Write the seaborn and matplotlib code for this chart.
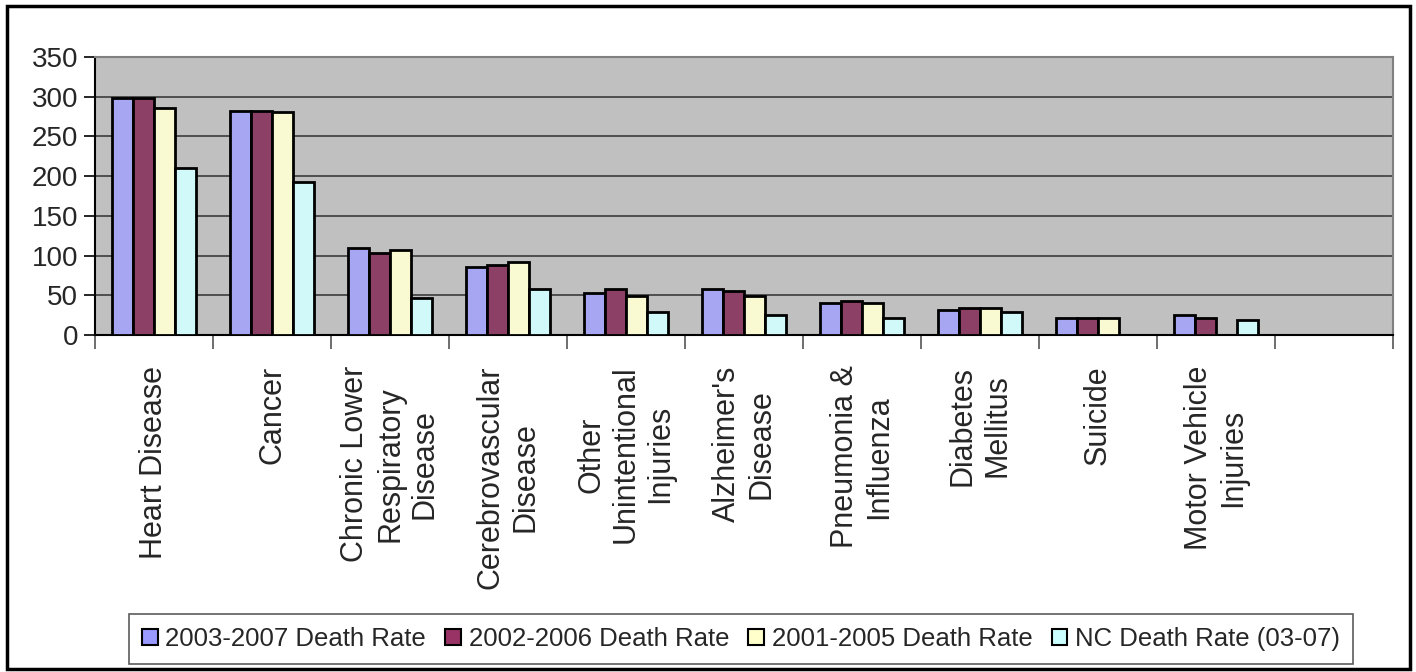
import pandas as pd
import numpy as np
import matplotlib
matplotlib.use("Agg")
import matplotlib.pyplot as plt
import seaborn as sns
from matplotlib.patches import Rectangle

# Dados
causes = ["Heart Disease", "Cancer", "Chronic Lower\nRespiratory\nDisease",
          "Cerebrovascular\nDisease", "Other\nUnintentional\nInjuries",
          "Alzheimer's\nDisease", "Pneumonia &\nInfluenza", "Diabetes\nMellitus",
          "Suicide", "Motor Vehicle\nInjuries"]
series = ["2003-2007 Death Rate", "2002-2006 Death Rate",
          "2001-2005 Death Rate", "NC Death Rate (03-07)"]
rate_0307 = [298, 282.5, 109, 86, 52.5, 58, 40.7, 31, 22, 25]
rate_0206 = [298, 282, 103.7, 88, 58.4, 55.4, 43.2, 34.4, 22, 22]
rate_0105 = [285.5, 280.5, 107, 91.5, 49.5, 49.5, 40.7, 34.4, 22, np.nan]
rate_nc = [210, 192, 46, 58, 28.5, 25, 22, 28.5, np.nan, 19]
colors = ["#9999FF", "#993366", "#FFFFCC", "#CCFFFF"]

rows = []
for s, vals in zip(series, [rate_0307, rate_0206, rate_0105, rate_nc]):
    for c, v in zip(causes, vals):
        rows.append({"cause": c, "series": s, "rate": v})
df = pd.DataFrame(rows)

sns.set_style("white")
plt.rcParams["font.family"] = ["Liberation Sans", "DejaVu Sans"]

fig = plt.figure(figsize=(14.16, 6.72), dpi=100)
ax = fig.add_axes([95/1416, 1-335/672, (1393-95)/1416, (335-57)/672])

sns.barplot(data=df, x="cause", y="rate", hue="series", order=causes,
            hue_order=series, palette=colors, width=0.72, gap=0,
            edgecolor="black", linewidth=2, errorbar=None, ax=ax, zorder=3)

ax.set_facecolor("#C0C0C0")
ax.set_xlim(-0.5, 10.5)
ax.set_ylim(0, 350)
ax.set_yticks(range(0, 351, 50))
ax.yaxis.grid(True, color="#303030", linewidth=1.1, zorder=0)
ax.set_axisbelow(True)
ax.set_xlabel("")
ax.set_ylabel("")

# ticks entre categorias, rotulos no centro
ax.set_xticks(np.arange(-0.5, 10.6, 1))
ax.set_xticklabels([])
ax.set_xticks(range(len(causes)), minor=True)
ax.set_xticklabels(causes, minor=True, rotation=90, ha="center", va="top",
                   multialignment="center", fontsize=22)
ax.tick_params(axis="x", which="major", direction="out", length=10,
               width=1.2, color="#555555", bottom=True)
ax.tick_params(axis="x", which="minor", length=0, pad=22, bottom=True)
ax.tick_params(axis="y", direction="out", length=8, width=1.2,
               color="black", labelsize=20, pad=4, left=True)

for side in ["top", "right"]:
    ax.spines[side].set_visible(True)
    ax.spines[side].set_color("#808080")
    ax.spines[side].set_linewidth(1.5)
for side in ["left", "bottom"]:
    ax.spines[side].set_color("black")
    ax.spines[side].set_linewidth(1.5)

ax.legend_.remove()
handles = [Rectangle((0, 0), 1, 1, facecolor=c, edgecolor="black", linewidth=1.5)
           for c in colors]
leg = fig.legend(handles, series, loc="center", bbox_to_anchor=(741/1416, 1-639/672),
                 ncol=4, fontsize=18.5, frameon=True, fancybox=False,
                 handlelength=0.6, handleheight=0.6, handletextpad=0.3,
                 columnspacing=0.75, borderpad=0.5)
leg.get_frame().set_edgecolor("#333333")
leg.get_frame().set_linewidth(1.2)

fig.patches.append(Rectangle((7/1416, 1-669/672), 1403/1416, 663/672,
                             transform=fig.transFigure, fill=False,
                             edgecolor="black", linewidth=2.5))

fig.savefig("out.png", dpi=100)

═══

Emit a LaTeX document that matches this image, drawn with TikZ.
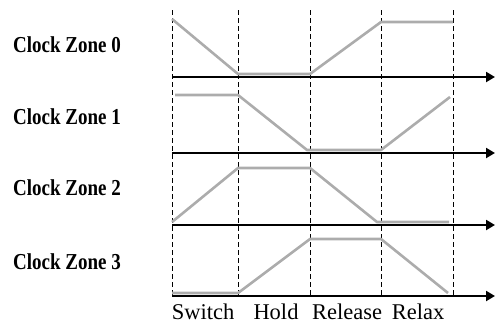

═══

■ **Goal**: Skip the pictures and repeat, word for word, the lines from the one containing "Write the seaborn" to the one containing "from matplotlib.patches import Rectangle", keeping both of those lines.

■ **Answer**:
Write the seaborn and matplotlib code for this chart.
import pandas as pd
import numpy as np
import matplotlib
matplotlib.use("Agg")
import matplotlib.pyplot as plt
import seaborn as sns
from matplotlib.patches import Rectangle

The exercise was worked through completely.